Die momentane Krise macht (neben der aktuellen Herausforderung) auch deutlich, dass wir uns grundsätzlich über den Erwerb digitaler Lernkompetenz an Schulen und Hochschulen Gedanken machen müssen. Im Hinblick auf zukunftsorientierte Ausbildung müssen wir digitale Lehr-/Lernsettings selbstverständlich in den Regelunterricht integrieren und damit und durch eine gute Begleitung die Lernenden unterstützen, nachhaltig digitale Lernkompetenz zu entwickeln.
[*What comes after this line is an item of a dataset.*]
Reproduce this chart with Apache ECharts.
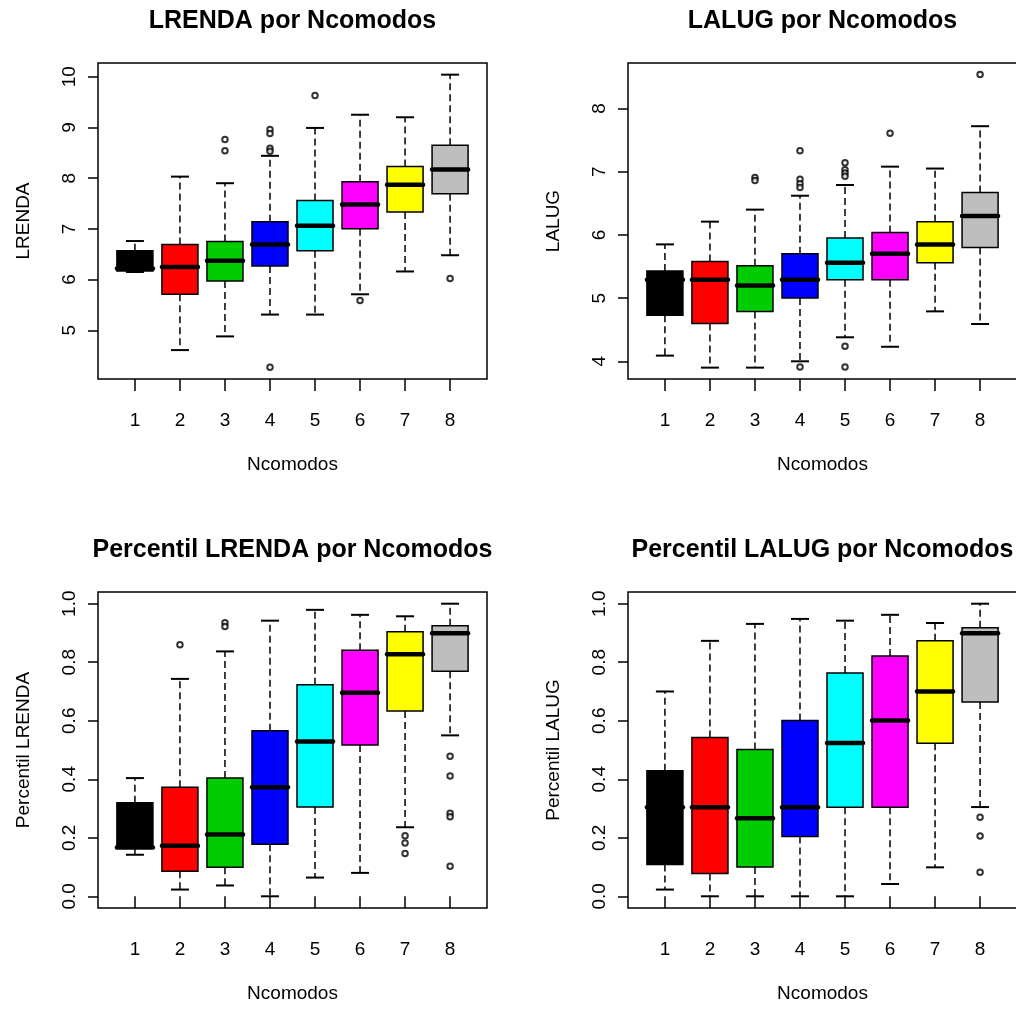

Dies ist im übrigen nicht nur eine präventive Maßnahme für zukünftige Krisen, sondern im Hinblick auf die Anforderungen, die life-long-learning an den/die Einzelne/n stellt, eine Notwendigkeit. Kontinuierliche Aus- und Weiterbildung wird in Zukunft an Bedeutung gewinnen und vermehrt digital unterstützt stattfinden. Diese als Lernende effektiv und effizient nutzen zu können ist damit eine zentrale 21st century skill.
Literatur
Lisa Rosa (2013): Lernen 2.0 – Projektlernen mit Lehrenden im Zeitalter von Social Media. In: Schumacher/Renstorf/Thomas: Projekt: Unterricht: Projektunterricht und Professionalisierung in Lehrerbildung und Schulpraxis. Göttingen: Vandenhoeck & Ruprecht
Silke Weisweiler, Birgit Dirscherl, Isabell Braumandl (2013): Zeit- und Selbstmanagement. Ein Trainingsmanual – Module, Methoden, Materialien für Training und Coaching. Berlin: Springer.